Higgs Potential from Instantons

TL;DR

This paper explores a novel mechanism where the Higgs potential is generated by instantons from a hidden confining sector, with implications for Higgs self-coupling measurements and hidden sector collider searches.

Contribution

It introduces a model where the Higgs potential arises from instanton effects in a hidden sector, linking non-perturbative dynamics to electroweak symmetry breaking.

Findings

The Higgs potential minimum is described by the Lambert W function.

The model predicts modifications to the Higgs self-coupling.

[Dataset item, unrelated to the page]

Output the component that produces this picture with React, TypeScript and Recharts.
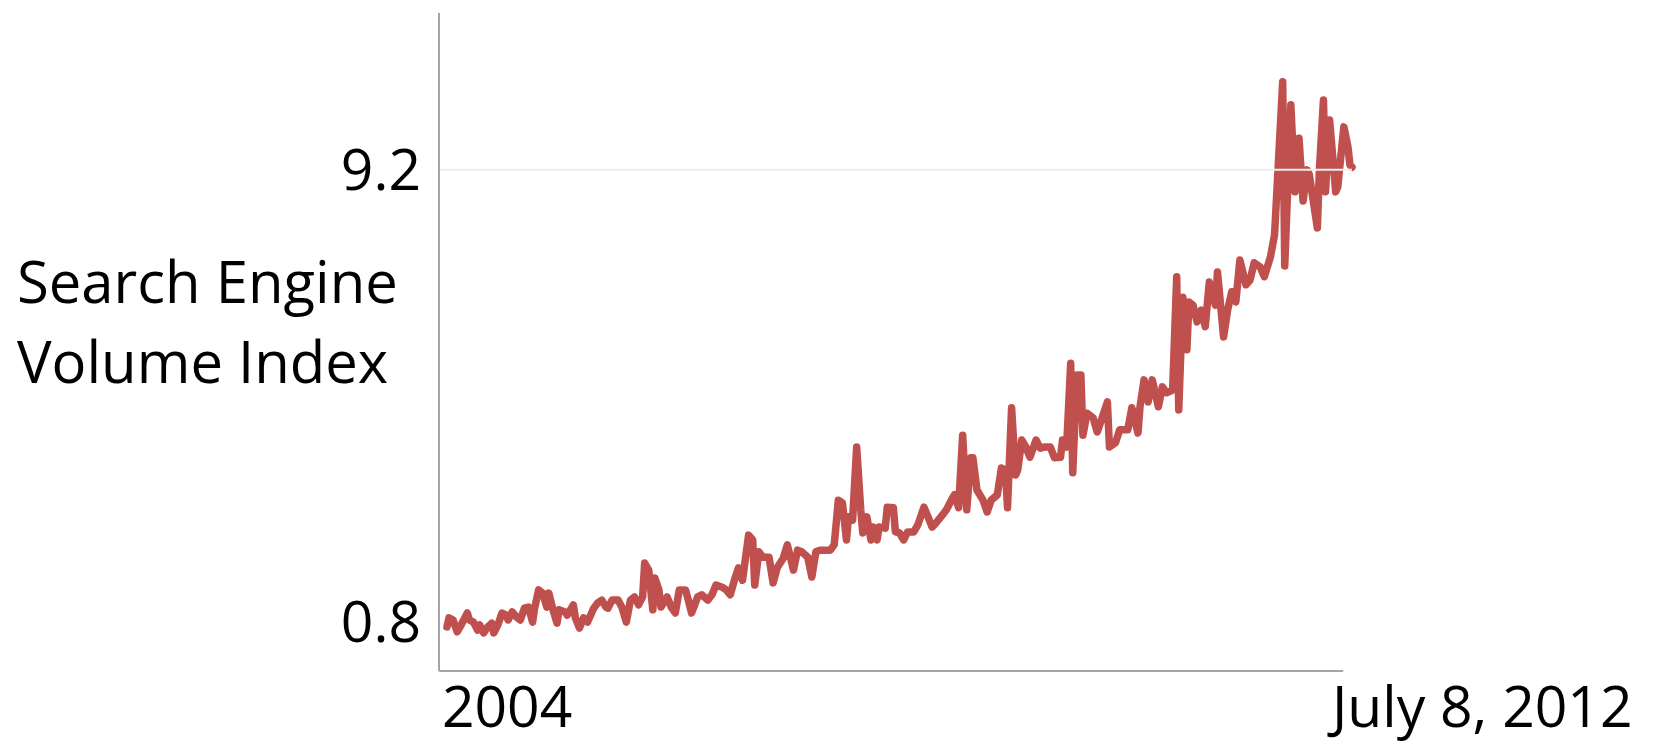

Accessing hidden sector states at colliders is challenging.

Abstract

We propose that the Higgs potential, a key element in our understanding of Nature, is partially generated by the instantons of new confining dynamics, perhaps from a hidden sector. In this picture, while the Higgs itself is a fundamental field, it controls the strength of the non-perturbative interactions that give rise to its potential. We examine a simple setup in which this instanton contribution is augmented by a quartic term, which is sufficient for a realistic electroweak symmetry breaking mechanism. The minimum of the potential is given by the Lambert $W_0$ function, with these assumptions. We discuss the predictions of this model and how it may be tested through measurements of the Higgs self coupling. Given the connection with non-trivial dynamics, one may also consider the prospects of accessing hidden sector states at colliders; this seems to be typically challenging in our setup. Symmetry restoration in the early Universe in this scenario is briefly examined. We also comment on the possible connection of our general setup with recent work on the physics of field space end points.